Vernon Community in Hestand, Kentucky, is home to an Anabaptist Christian community, that was founded in 1996 by Simon Beachy, former leader of the "Believers in Christ" in Lobelville, Tennessee. The Christian community is classified as "para-Amish" by G.C. Waldrep, adhering to plain dress using horse and buggy for transportation.

==History==
In 1973, families from a small Reformed Amish Church in Arkansas founded a community at Lobelville, Tennessee, later called "Believers in Christ". The intention was to create a heartfelt primitive Christianity like in the beginning of the Anabaptist movement. The community attracted many people from Amish, Old Order Mennonite, Old German Baptist backgrounds as well as people from non-plain churches, so-called seekers.

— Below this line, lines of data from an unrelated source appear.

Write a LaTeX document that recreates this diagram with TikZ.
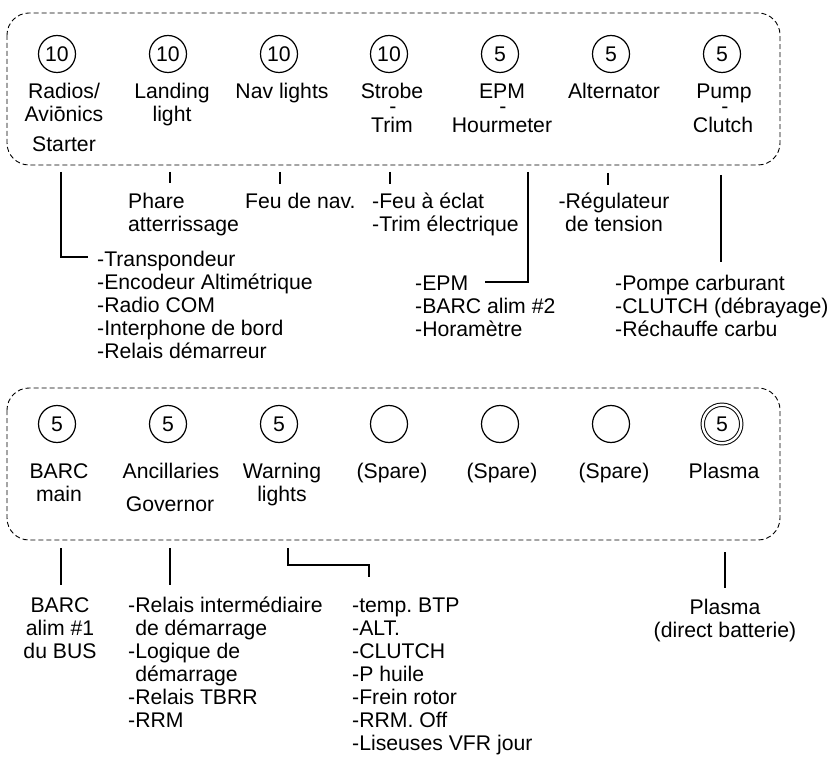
\documentclass[tikz,border=0pt]{standalone}
\usepackage{fontspec}
\setmainfont{Liberation Sans}
\newcommand{\lblfont}{\fontsize{21.2}{23}\selectfont}
\frenchspacing
\tikzset{
  fusebox/.style={
    draw,
    line width=0.9pt,
    dash pattern=on 5pt off 3pt,
    rounded corners=22pt,
  },
  fuse/.style={
    draw,
    circle,
    line width=1.2pt,
    minimum size=37pt,
    inner sep=0pt,
    font=\lblfont,
  },
  mainfuse/.style={
    fuse,
    line width=1pt,
    double,
    double distance=2.4pt,
    minimum size=38.5pt,
  },
  lbl/.style={
    font=\lblfont,
    inner sep=0pt,
    anchor=north,
    align=center,
  },
  lbll/.style={
    lbl,
    anchor=north west,
    align=left,
  },
  dashmark/.style={
    font=\lblfont,
    inner sep=0pt,
    anchor=base,
  },
  wire/.style={
    line width=1.1pt,
  }
}
\newcommand{\fuse}[4]{%
  \node[fuse] (#1) at (#2,#3) {#4};
}

\begin{document}
\begin{tikzpicture}[x=1pt,y=-1pt]
\useasboundingbox (0,0) rectangle (833,762);

\draw[fusebox] (7,13) rectangle (780,165);

\fuse{fRadio}{57}{54}{10}
\fuse{fLanding}{168}{54}{10}
\fuse{fNav}{279}{54}{10}
\fuse{fStrobe}{389}{54}{10}
\fuse{fEPM}{500}{54}{5}
\fuse{fAlt}{611}{54}{5}
\fuse{fPump}{722}{54}{5}

\node[lbl] (lRadio) at (64,82) {\strut Radios/\\Avionics};
\node[dashmark] (dRadio) at (59,114) {-};
\node[lbl] (lStarter) at (64,135) {\strut Starter};
\node[lbl] (lLanding) at (172,82) {\strut Landing\\light};
\node[lbl] (lNav) at (282,82) {\strut Nav lights};
\node[lbl] (lStrobe) at (392,82) {\strut Strobe};
\node[dashmark] (dStrobe) at (393,114) {-};
\node[lbl] (lTrim) at (392,116) {\strut Trim};
\node[lbl] (lEPM) at (502,82) {\strut EPM};
\node[dashmark] (dEPM) at (503,114) {-};
\node[lbl] (lHour) at (502,116) {\strut Hourmeter};
\node[lbl] (lAlt) at (614,82) {\strut Alternator};
\node[lbl] (lPump) at (724,82) {\strut Pump};
\node[dashmark] (dPump) at (725,114) {-};
\node[lbl] (lClutch) at (723,116) {\strut Clutch};

\node[lbll] (uRadio) at (97,250)
  {\strut -Transpondeur\\-Encodeur Altimétrique\\-Radio COM\\-Interphone de bord\\-Relais démarreur};
\node[lbll] (uLanding) at (128,192) {\strut Phare\\atterrissage};
\node[lbll] (uNav) at (245,192) {\strut Feu de nav.};
\node[lbll] (uStrobe) at (372,192) {\strut -Feu à éclat\\-Trim électrique};
\node[lbll] (uEPM) at (415,274) {\strut -EPM\\-BARC alim \#2\\-Horamètre};
\node[lbl] (uAlt) at (614,192) {\strut -Régulateur\\de tension};
\node[lbll] (uPump) at (615,274)
  {\strut -Pompe carburant\\-CLUTCH (débrayage)\\-Réchauffe carbu};

\coordinate (tRadio) at (61,172);
\coordinate (eRadio) at (88,257);
\coordinate (tLanding) at (170,172);
\coordinate (eLanding) at (170,183);
\coordinate (tNav) at (280,172);
\coordinate (eNav) at (280,184);
\coordinate (tStrobe) at (390,172);
\coordinate (eStrobe) at (390,184);
\coordinate (tEPM) at (528,172);
\coordinate (eEPM) at (485,282);
\coordinate (tAlt) at (608,173);
\coordinate (eAlt) at (608,185);
\coordinate (tPump) at (721,175);
\coordinate (ePump) at (721,262);

\draw[wire] (tRadio) |- (eRadio);
\draw[wire] (tLanding) -- (eLanding);
\draw[wire] (tNav) -- (eNav);
\draw[wire] (tStrobe) -- (eStrobe);
\draw[wire] (tEPM) |- (eEPM);
\draw[wire] (tAlt) -- (eAlt);
\draw[wire] (tPump) -- (ePump);

\draw[fusebox] (7,388) rectangle (780,540);

\fuse{bBarc}{57}{424}{5}
\fuse{bAnc}{168}{424}{5}
\fuse{bWarn}{279}{424}{5}
\fuse{bSpareA}{389}{424}{}
\fuse{bSpareB}{500}{424}{}
\fuse{bSpareC}{611}{424}{}
\node[mainfuse] (bPlasma) at (722,424) {5};

\node[lbl] (lBarc) at (59,462) {\strut BARC\\main};
\node[lbl] (lAnc) at (171,462) {\strut Ancillaries};
\node[lbl] (lGov) at (170,495) {\strut Governor};
\node[lbl] (lWarn) at (282,462) {\strut Warning\\lights};
\node[lbl] (lSpareA) at (392,462) {\strut (Spare)};
\node[lbl] (lSpareB) at (502,462) {\strut (Spare)};
\node[lbl] (lSpareC) at (614,462) {\strut (Spare)};
\node[lbl] (lPlasma) at (724,462) {\strut Plasma};

\node[lbl] (uBarc) at (60,596) {\strut BARC\\alim \#1\\du BUS};
\node[lbll] (uAnc) at (128,596)
  {\strut -Relais intermédiaire\\\hphantom{-}de démarrage\\-Logique de\\\hphantom{-}démarrage\\-Relais TBRR\\-RRM};
\node[lbll] (uWarn) at (352,596)
  {\strut -temp. BTP\\-ALT.\\-CLUTCH\\-P huile\\-Frein rotor\\-RRM. Off\\-Liseuses VFR jour};
\node[lbl] (uPlasma) at (725,598) {\strut Plasma\\(direct batterie)};

\coordinate (tBarc) at (61,548);
\coordinate (eBarc) at (61,585);
\coordinate (tAnc) at (170,548);
\coordinate (eAnc) at (170,585);
\coordinate (tWarn) at (288,548);
\coordinate (kWarn) at (369,565);
\coordinate (eWarn) at (369,577);
\coordinate (tPlasma) at (725,552);
\coordinate (ePlasma) at (725,588);

\draw[wire] (tBarc) -- (eBarc);
\draw[wire] (tAnc) -- (eAnc);
\draw[wire] (tWarn) |- (kWarn) -- (eWarn);
\draw[wire] (tPlasma) -- (ePlasma);

\end{tikzpicture}
\end{document}
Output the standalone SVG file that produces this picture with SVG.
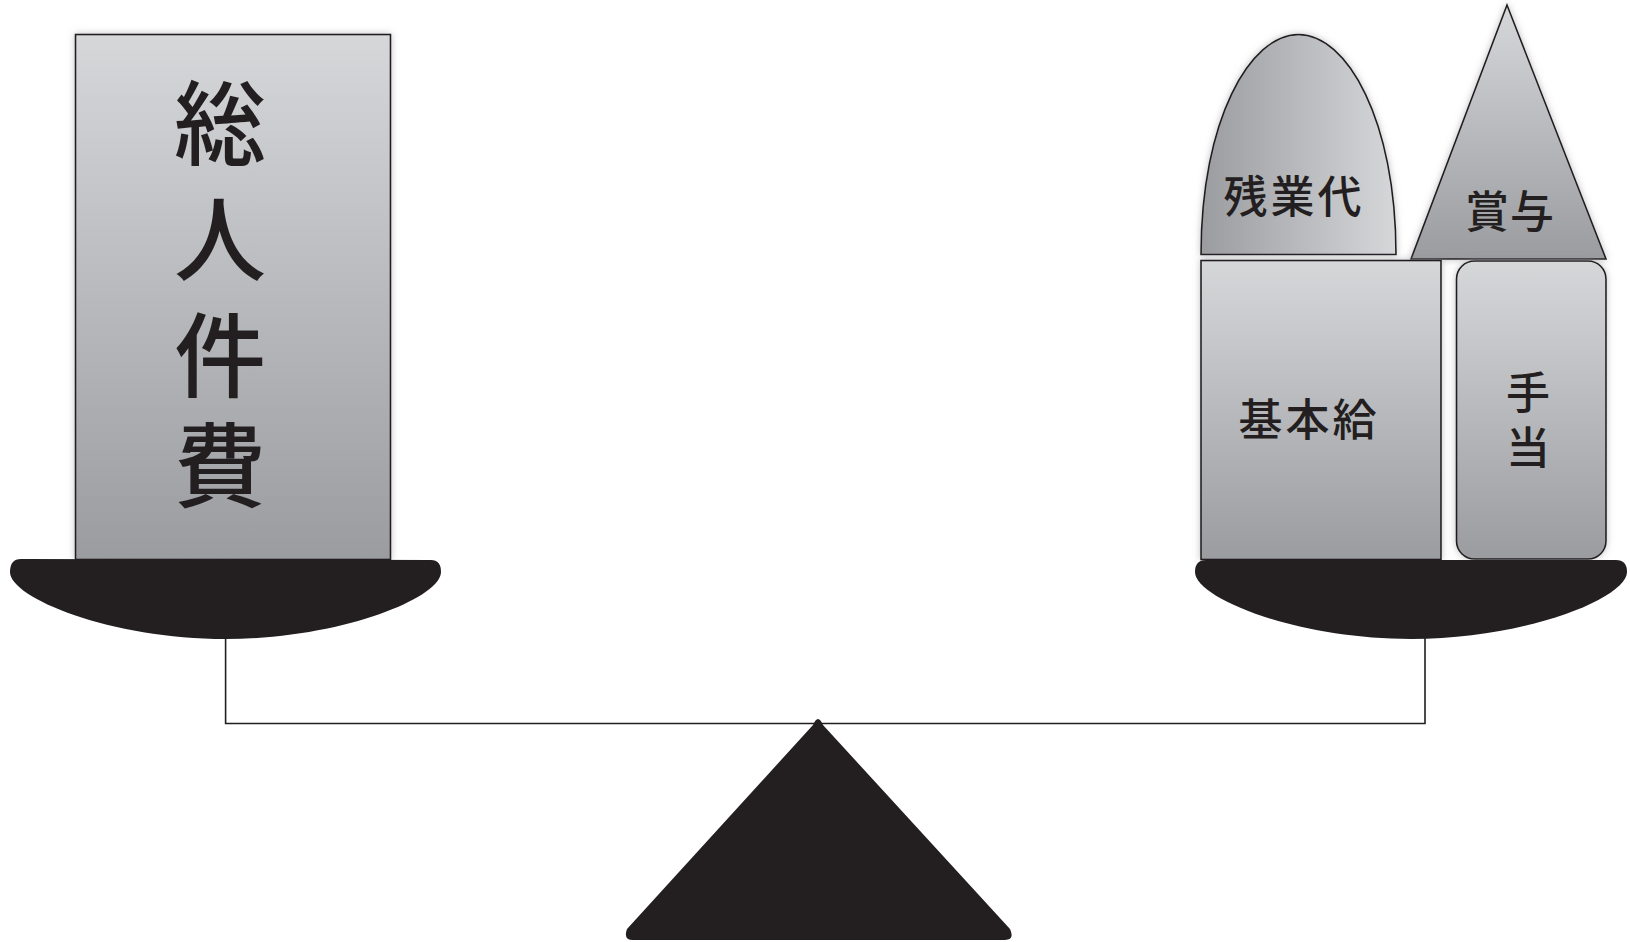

The group struggled to hold together until Simon Beachy, a charismatic personality of Old Order Amish background, arrived. Beachy's central theme was "true brokenness". Beachy also rejected the idea of having an Ordnung (set of rules) like almost all other Old Order communities. In 1996 Beachy left the community at Lobelville to create a new one at Hestand with hand-picked followers.

==Customs and belief==
The Christian community at Hestand is an independent community with many Amish features, like Plain dress, horse and buggy transportation, no telephones, etc., but without fellowship with other Amish communities. It has a "lower strictness level" than the Noah Hoover Mennonites of Scottsville, Kentucky, or the Caneyville Christian Community.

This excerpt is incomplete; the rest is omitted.